Wednesday, August 1, 2007

What is infrastructure? What isn't?

I gave a presentation at a conference recently entitled "Building" Cyberinfrastructure. There were a number of great questions posed by my colleagues during the Q&A session at the end, but something was nagging me. I realized what it was later while chatting with one of the faculty who had attended the talk - most of the people in the room have a different concept of what infrastructure actually means. How could something like infrastructure have been a subject of study for so long, and still be so far away from closure as a term of art? The faculty member commented that I've probably spent more time thinking about the nature of infrastructure than the typical person in my audience. Thus, it became obvious to me that if I am to write a dissertation (and launch a career) that addresses infrastructure, I am going to have to be both careful and explicit in my terms.
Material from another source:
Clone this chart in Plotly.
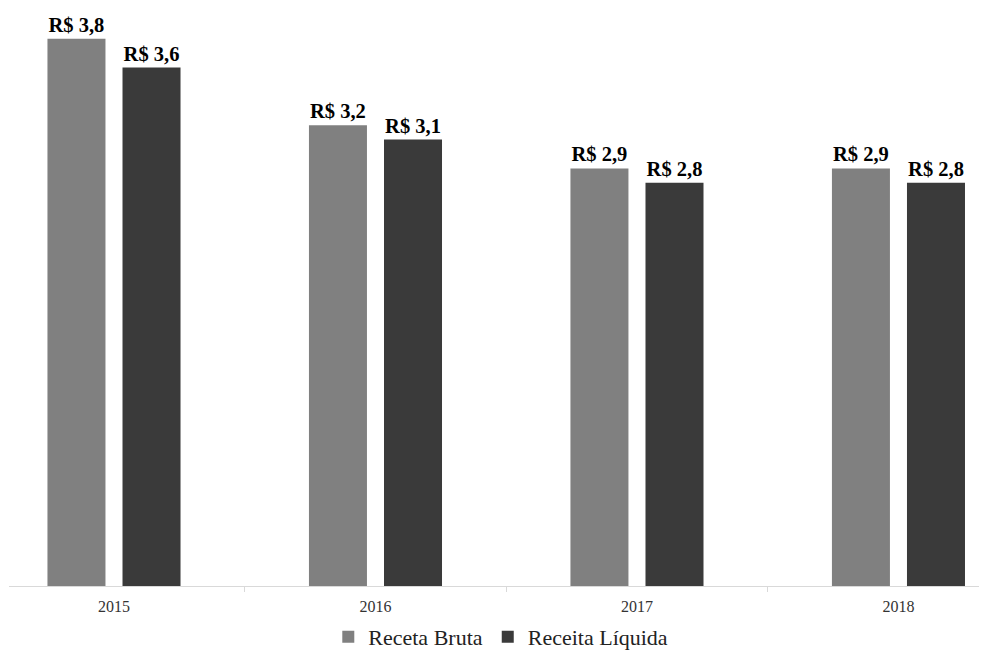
import plotly.graph_objects as go

# Receita anual (R$ bilhões)
anos = ["2015", "2016", "2017", "2018"]
receita_bruta = [3.8, 3.2, 2.9, 2.9]
receita_liquida = [3.6, 3.1, 2.8, 2.8]

serie_nomes = ["Receta Bruta", "Receita Líquida"]
serie_cores = ["#808080", "#3a3a3a"]

FONTE = "Liberation Serif"

fig = go.Figure()
for nome, valores, cor in zip(serie_nomes, [receita_bruta, receita_liquida], serie_cores):
    fig.add_trace(go.Bar(
        x=anos,
        y=valores,
        name=nome,
        marker=dict(color=cor, line=dict(width=0)),
        texttemplate="<b>R$ %{y:.1f}</b>",
        textposition="outside",
        textfont=dict(family=FONTE, size=20.5, color="#000000"),
        cliponaxis=False,
    ))

fig.update_layout(
    width=989,
    height=654,
    margin=dict(l=9, r=10, t=0, b=68, autoexpand=False),
    paper_bgcolor="white",
    plot_bgcolor="white",
    separators=",.",
    barmode="group",
    bargap=0.426,
    bargroupgap=0.227,
    font=dict(family=FONTE, color="#333333"),
    showlegend=True,
    legend=dict(
        orientation="h",
        x=0.507,
        xanchor="center",
        yref="container",
        y=0.058,
        yanchor="top",
        font=dict(family=FONTE, size=22, color="#222222"),
        itemclick=False,
        traceorder="normal",
    ),
    xaxis=dict(
        type="category",
        range=[-0.4015, 3.308],
        showline=True,
        linecolor="#d9d9d9",
        linewidth=1,
        ticks="outside",
        tickson="boundaries",
        ticklen=5,
        tickcolor="#d9d9d9",
        ticklabelstandoff=6,
        showgrid=False,
        automargin=False,
        tickfont=dict(family=FONTE, size=16, color="#333333"),
    ),
    yaxis=dict(
        range=[0, 586 / 144],
        visible=False,
        showgrid=False,
        zeroline=False,
    ),
)

fig.write_html("out.html")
I realized that my views on what infrastructure is and isn't have changed radically in the past two years. I owe that transformation almost entirely to Paul Edwards. I took a course with Paul in Winter 2006 entitled "Systems, Networks, and Webs: The History and Theory of Infrastructure". Over the course of the semester, Paul constantly challenged my assumptions and use of the term. The point that he drove into my head over and over is that infrastructure is vast, complex, heterogeneous. The term "infrastructure" is employed carelessly most of the time, and is usually invoked when people actually mean "system" or "network". The origination of these terms in the way I will choose to employ them is derived primarily from the work of Thomas Parke Hughes.
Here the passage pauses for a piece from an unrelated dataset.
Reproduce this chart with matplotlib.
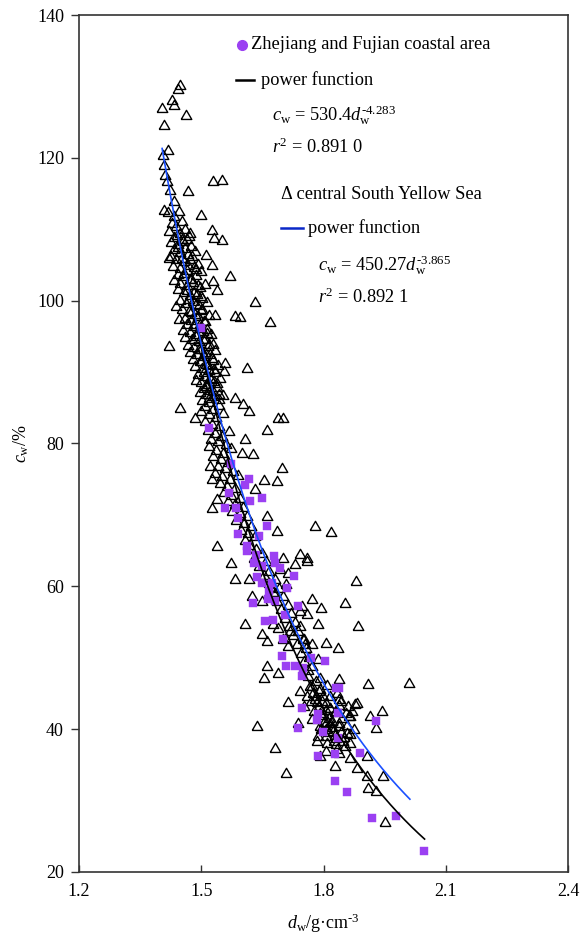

The complicated, ever-present systems that undergird the operational existence of society have come to be studied as "infrastructure'', a compound of the Latin infra-, meaning "below'' and structus or struere, meaning "to build or assemble.'' There are several accounts for the introduction of the term, some claiming its use in 19th century France and others marking 1927, when the American military culture began to use the term to describe the interconnection of roadways, electrical resources, waterways, etc. Despite the origins, the term generally refers to the heterogeneous interconnection of systems that support the fluidity of services and interactions that are the attention of everyday matters. It is because of this supporting nature that the infra- tag is important. Infrastructure lies below the attention of those who use it. It is typically transparent, only becoming visible when it does not function properly.
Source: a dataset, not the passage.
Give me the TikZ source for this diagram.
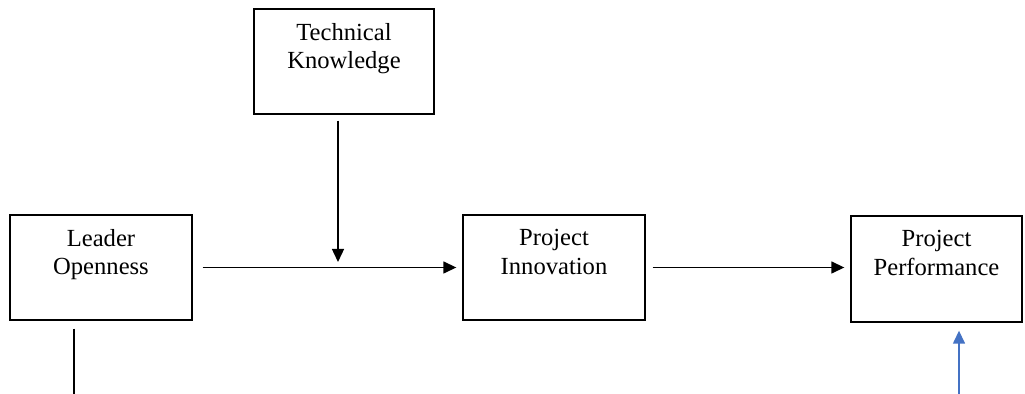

There are several canonical pieces describing the development of infrastructure that I'm not going to repeat here, but a good summary can be found in two other recent pieces generated by Paul Edwards, Steve Jackson, and Geof Bowker. (My name appears on them as well, but I freely admit that my written contributions were comparatively minimal.) The first is a NSF Workshop Report on Cyberinfrastructure, and the other (written entirely by Steve Jackson) is a derivative article published in First Monday. The best place to look is in the section entitled "Infrastructural Dynamics".

In short, though, I believe that we can view systems with clearer and cleaner senses of jurisdiction, of sovereignty, of control. One can see without much effort where a system ends and the rest of the world begins. Infrastructure does not embody this relative simplicity. Boundaries and edges are hazy, if they are visible at all. Control is decentralized, complex1, and the hybrid product of various agendas, tensions, and histories.

As I go on, I'm going to need to become more concise about how I express the categorization of systems, networks, inter-networks or webs, and full-out infrastructures. It's difficult to rely on something that sounds conspicuously similar to U.S. Supreme Court Justice Potter Stewart's 1964 "Casablanca test" definition of pornography stating, "I know it when I see it."

And there are the problems. Apparently not everyone calls the same things "infrastructure". More importantly, we are not supposed to be able to see infrastructure, so how could we ever know it?


1It is important to draw yet another distinguishing line for this term, which is similarly over-applied in the academic literature. Complex is not the same as merely complicated. Complexity suggests that there are patterns, behaviors, enactments, or actions at one level of scale that would not be predictable by examining other levels of scale. The typical term for this is emergence. Complicated systems exhibit linear qualities. Complex systems exhibit non-linear qualities in addition.